Beverly Hills, CA (PRWEB) September 22, 2005
Sometimes, having overly aggressive attorneys can backfire. The "Fashion Institute of Technology" is a small community college speciallizing in courses related to fashion design located in New York City. It goes by the initials "F.I.T.," and, like most colleges, sells t-shirts emblazoned with its initials. In 1999, F.I.T. registered its "FIT" acronym as a trademark for clothing. Because the trademark is pronounced "eff eye tea," it was allowed to be registered even though there are dozens of other registered trademarks for clothing that contain the word "fit."
Last month, however, F.I.T.'s attorneys filed an opposition in the Trademark Office (Opposition No. 91166257) seeking to stop registration of another trademark containing the word "fit," namely "NyFit," pronounced "nye fit," as in "nylon-spandex fitness clothing." In the opposition papers, F.I.T.'s attorneys claimed that because the NyFit mark contained the word "fit", it is confusingly similar with F.I.T.'s registration for "FIT."

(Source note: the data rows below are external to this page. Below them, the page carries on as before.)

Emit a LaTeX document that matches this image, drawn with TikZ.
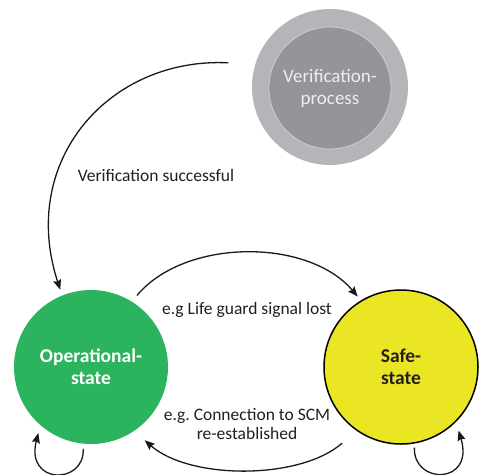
\documentclass[tikz,border=0pt]{standalone}
\usepackage{fontspec}
\setmainfont{Carlito}
\usetikzlibrary{arrows.meta}
\frenchspacing
\definecolor{opgreen}{RGB}{43,179,94}
\definecolor{safeyellow}{RGB}{235,230,35}
\definecolor{gouter}{RGB}{180,181,184}
\definecolor{ginner}{RGB}{147,149,152}
\definecolor{gline}{RGB}{205,206,208}
\definecolor{gtext}{RGB}{238,238,238}
\definecolor{lbltext}{RGB}{35,31,32}
\begin{document}
\begin{tikzpicture}[x=1pt,y=-1pt,
  state/.style={circle, minimum size=154pt, inner sep=0pt, align=center,
    font=\fontsize{19.5}{22}\selectfont\bfseries},
  arr/.style={-{Stealth[length=10pt,width=8pt,inset=1.5pt]}, line width=1.3pt, draw=black!90},
  lbl/.style={font=\fontsize{17.5}{19}\selectfont, text=lbltext, align=center}]
\useasboundingbox (0,0) rectangle (481,474);
% Verification process
\node[circle, fill=gouter, minimum size=156pt, inner sep=0pt] (vpo) at (330,87) {};
\node[circle, fill=ginner, draw=gline, line width=0.8pt, minimum size=122pt, inner sep=0pt,
  align=center, text=gtext, font=\fontsize{19}{22}\selectfont] (vp) at (330,88) {Verification-\\process};
% States
\node[state, fill=opgreen, text=white] (op) at (91,367) {Operational-\\state};
\node[state, fill=safeyellow, draw=black, line width=1.5pt, text=lbltext] (safe) at (401,367) {Safe-\\state};
% Connectors
\draw[arr, shorten <=27pt, shorten >=6pt] (vpo.163) .. controls (110,57) and (18,160) .. (op.112);
\draw[arr, shorten <=8pt, shorten >=5pt] (op.58) .. controls (185,238) and (308,238) .. (safe.121);
\draw[arr, shorten <=19pt, shorten >=14pt] (safe.235) .. controls (300,480) and (190,480) .. (op.304);
\draw[arr, shorten <=5pt, shorten >=8pt] (op.264) .. controls (85,485) and (25,485) .. (op.229);
\draw[arr, shorten <=4pt, shorten >=9pt] (safe.280) .. controls (413,485) and (475,485) .. (safe.315);
% Labels
\node[lbl] (l1) at (156,175) {Verification successful};
\node[lbl] (l2) at (247,310) {e.g Life guard signal lost};
\node[lbl] (l3) at (247,424) {e.g. Connection to SCM\\re-established};
\end{tikzpicture}
\end{document}
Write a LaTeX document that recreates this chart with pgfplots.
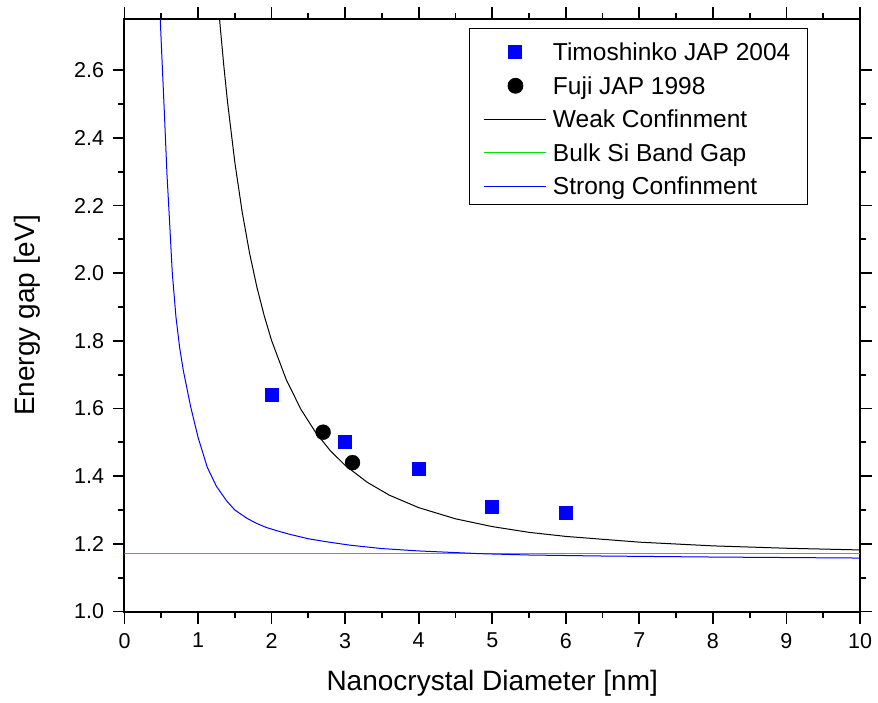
\documentclass[border=0pt]{standalone}
\usepackage{fontspec}
\setmainfont{Liberation Sans}
\usepackage{pgfplots}
\pgfplotsset{compat=1.18}
\begin{document}
\begin{tikzpicture}[x=1pt,y=1pt]
\path[use as bounding box] (-124.5,-90.5) rectangle (753.5,611.5);
\begin{axis}[
  at={(0,0)}, anchor=south west,
  scale only axis, width=735.5pt, height=592pt,
  xmin=0, xmax=10, ymin=1.0, ymax=2.75,
  xtick={0,1,2,3,4,5,6,7,8,9,10},
  ytick={1.0,1.2,1.4,1.6,1.8,2.0,2.2,2.4,2.6},
  minor x tick num=1, minor y tick num=1,
  tick align=outside,
  major tick length=12pt, minor tick length=6pt,
  every tick/.style={black, line width=1.8pt},
  axis line style={line width=2pt},
  /pgf/number format/assume math mode=true,
  xticklabel style={font=\fontsize{21.5}{26}\selectfont, yshift=-6pt},
  yticklabel style={font=\fontsize{21.5}{26}\selectfont, xshift=-5pt, /pgf/number format/.cd, fixed, fixed zerofill, precision=1},
  xlabel={Nanocrystal Diameter [nm]},
  ylabel={Energy gap [eV]},
  label style={font=\fontsize{28}{33}\selectfont},
  xlabel style={at={(axis description cs:0.5,-0.1216)}, anchor=center},
  ylabel style={at={(axis description cs:-0.1319,0.5)}, anchor=center},
  legend style={at={(0.929,0.985)}, anchor=north east, draw=black, line width=0.8pt,
    font=\fontsize{24.5}{28}\selectfont, inner xsep=15pt, inner ysep=8pt,
    nodes={inner sep=2pt, text height=22pt, text depth=0pt}, row sep=7.5pt, column sep=4pt},
  legend cell align=left,
  legend image code/.code={\draw[mark repeat=2,mark phase=2,#1] plot coordinates {(0pt,-2.5pt) (31pt,-2.5pt) (62pt,-2.5pt)};},
]
\addplot[only marks, mark=square*, mark size=6.5pt, color=blue, mark options={line width=0pt}] coordinates {
(2,1.64) (3,1.50) (4,1.42) (5,1.31) (6,1.29)};
\addlegendentry{Timoshinko JAP 2004}
\addplot[only marks, mark=*, mark size=7.5pt, color=black] coordinates {
(2.7,1.53) (3.1,1.44)};
\addlegendentry{Fuji JAP 1998}
\addplot[black, line width=1pt, no marks] coordinates {
(1.26,2.836) (1.30,2.732) (1.35,2.614) (1.40,2.508) (1.50,2.328) (1.60,2.181)
(1.70,2.060) (1.80,1.959) (1.90,1.874) (2.00,1.801) (2.20,1.685) (2.40,1.597)
(2.60,1.529) (2.80,1.475) (3.00,1.432) (3.30,1.382) (3.60,1.344) (4.00,1.307)
(4.50,1.274) (5.00,1.251) (5.50,1.234) (6.00,1.222) (7.00,1.205) (8.00,1.194)
(9.00,1.187) (10.0,1.182)};
\addlegendentry{Weak Confinment}
\addplot[color={rgb,255:red,0;green,230;blue,0}, line width=1pt, no marks] coordinates {(0,1.17) (10,1.17)};
\addlegendentry{Bulk Si Band Gap}
\addplot[blue, line width=1pt, no marks] coordinates {
(0.47,2.90) (0.487,2.748) (0.50,2.68) (0.541,2.48) (0.578,2.29) (0.605,2.184)
(0.65,2.00) (0.70,1.87) (0.75,1.78) (0.80,1.712) (0.90,1.605) (1.00,1.515)
(1.126,1.426) (1.25,1.37) (1.389,1.327) (1.50,1.300) (1.661,1.276) (1.80,1.260)
(1.933,1.248) (2.10,1.237) (2.25,1.228) (2.50,1.215) (2.75,1.206) (3.07,1.196)
(3.50,1.186) (4.00,1.179) (4.83,1.171) (5.50,1.167) (6.50,1.164) (8.00,1.161)
(10.0,1.158)};
\addlegendentry{Strong Confinment}
\end{axis}
\end{tikzpicture}
\end{document}
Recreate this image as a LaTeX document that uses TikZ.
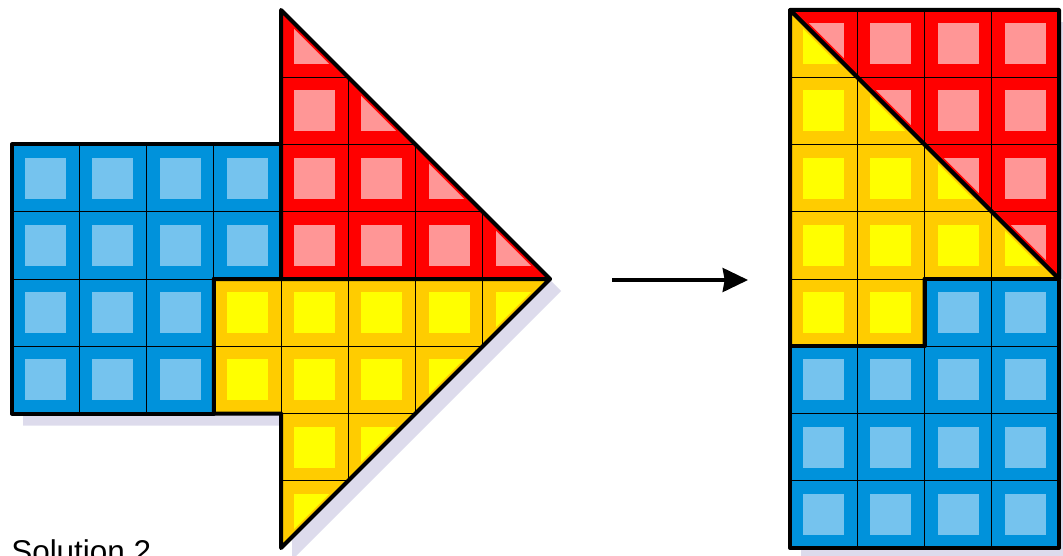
\documentclass[tikz,border=0pt]{standalone}
\usepackage{fontspec}
\setmainfont{Liberation Sans}
\usetikzlibrary{arrows.meta}
\definecolor{bdark}{RGB}{0,146,219}
\definecolor{blight}{RGB}{117,195,238}
\definecolor{rdark}{RGB}{255,0,0}
\definecolor{rlight}{RGB}{255,150,150}
\definecolor{ydark}{RGB}{255,204,0}
\definecolor{ylight}{RGB}{255,255,0}
\definecolor{shadowc}{RGB}{221,219,236}
\tikzset{
  outline/.style={draw=black,line width=3pt,line join=round},
  gridline/.style={draw=black,line width=0.7pt},
  cellunit/.style={x=50.4375pt,y=-50.4375pt},
  connector/.style={draw=black,line width=2.5pt,-{Stealth[length=19pt,width=18pt,inset=1.5pt]}},
  label/.style={font=\fontsize{23.6pt}{28pt}\selectfont,inner sep=0pt,anchor=base west}
}
\newcommand\myregion[3]{%
  \begin{scope}
    \clip #1 -- cycle;
    \fill[#2] #1 -- cycle;
    \foreach \i in {0,...,7}{\foreach \j in {0,...,7}{%
      \fill[#3] (\i+0.195,\j+0.195) rectangle (\i+0.805,\j+0.805);}}
    \draw[#2,line width=6pt] #1 -- cycle;
    \foreach \k in {1,...,7}{%
      \draw[gridline] (\k,0) -- (\k,8);
      \draw[gridline] (0,\k) -- (8,\k);}
  \end{scope}
  \draw[outline] #1 -- cycle;}
\begin{document}
\begin{tikzpicture}[x=0.75pt,y=-0.75pt]
\useasboundingbox (0,0) rectangle (1063,556);
% left figure
\begin{scope}[shift={(9pt,-7.5pt)},cellunit]
  \begin{scope}[shift={(8.25pt,-9pt)}]
    \fill[shadowc] (0,2) -- (4,2) -- (4,0) -- (8,4) -- (4,8) -- (4,6) -- (0,6) -- cycle;
  \end{scope}
  \myregion{(0,2) -- (4,2) -- (4,4) -- (3,4) -- (3,6) -- (0,6)}{bdark}{blight}
  \myregion{(4,0) -- (8,4) -- (4,4)}{rdark}{rlight}
  \myregion{(3,4) -- (8,4) -- (4,8) -- (4,6) -- (3,6)}{ydark}{ylight}
\end{scope}
% right figure
\begin{scope}[shift={(592.5pt,-7.5pt)},cellunit]
  \begin{scope}[shift={(8.25pt,-9pt)}]
    \fill[shadowc] (0,0) rectangle (4,8);
  \end{scope}
  \myregion{(0,0) -- (4,0) -- (4,4)}{rdark}{rlight}
  \myregion{(0,0) -- (4,4) -- (2,4) -- (2,5) -- (0,5)}{ydark}{ylight}
  \myregion{(2,4) -- (4,4) -- (4,8) -- (0,8) -- (0,5) -- (2,5)}{bdark}{blight}
\end{scope}
% arrow
\coordinate (a1) at (612,280);
\coordinate (a2) at (748,280);
\draw[connector] (a1) -- (a2);
% label
\node[label] (sol) at (11,562) {Solution 2};
\end{tikzpicture}
\end{document}
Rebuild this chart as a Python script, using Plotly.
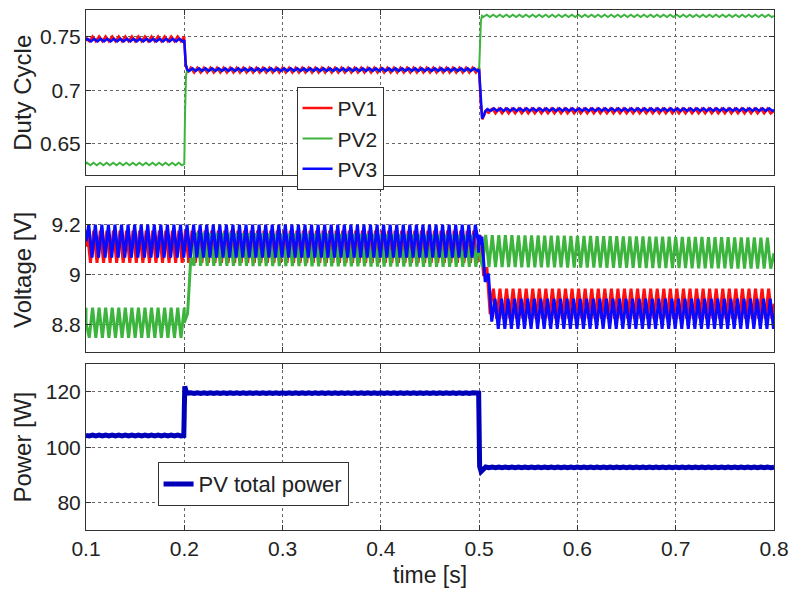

The move by F.I.T.'s attorneys, however, has backfired. In responding to the opposition, the applicant for the NyFit trademark, Frank Weyer, who happens to be a trademark attorney, pointed out that if F.I.T.'s "FIT" mark is to be read to cover the word "fit", then it is confusingly similar with dozens of other trademarks for clothing that contain the word "fit" for clothing, meaning that F.I.T.'s trademark registration is itself invalid. Mr. Weyer counterclaimed, seeking cancellation of F.I.T.'s "FIT" trademark. As a result, not only will F.I.T.'s attorneys likely fail to stop registration of the "NyFit" trademark, they may cause F.I.T. to lose its own trademark as well.
The old addage is true: lawyers who have clients that live in glass houses should be careful who they throw stones at.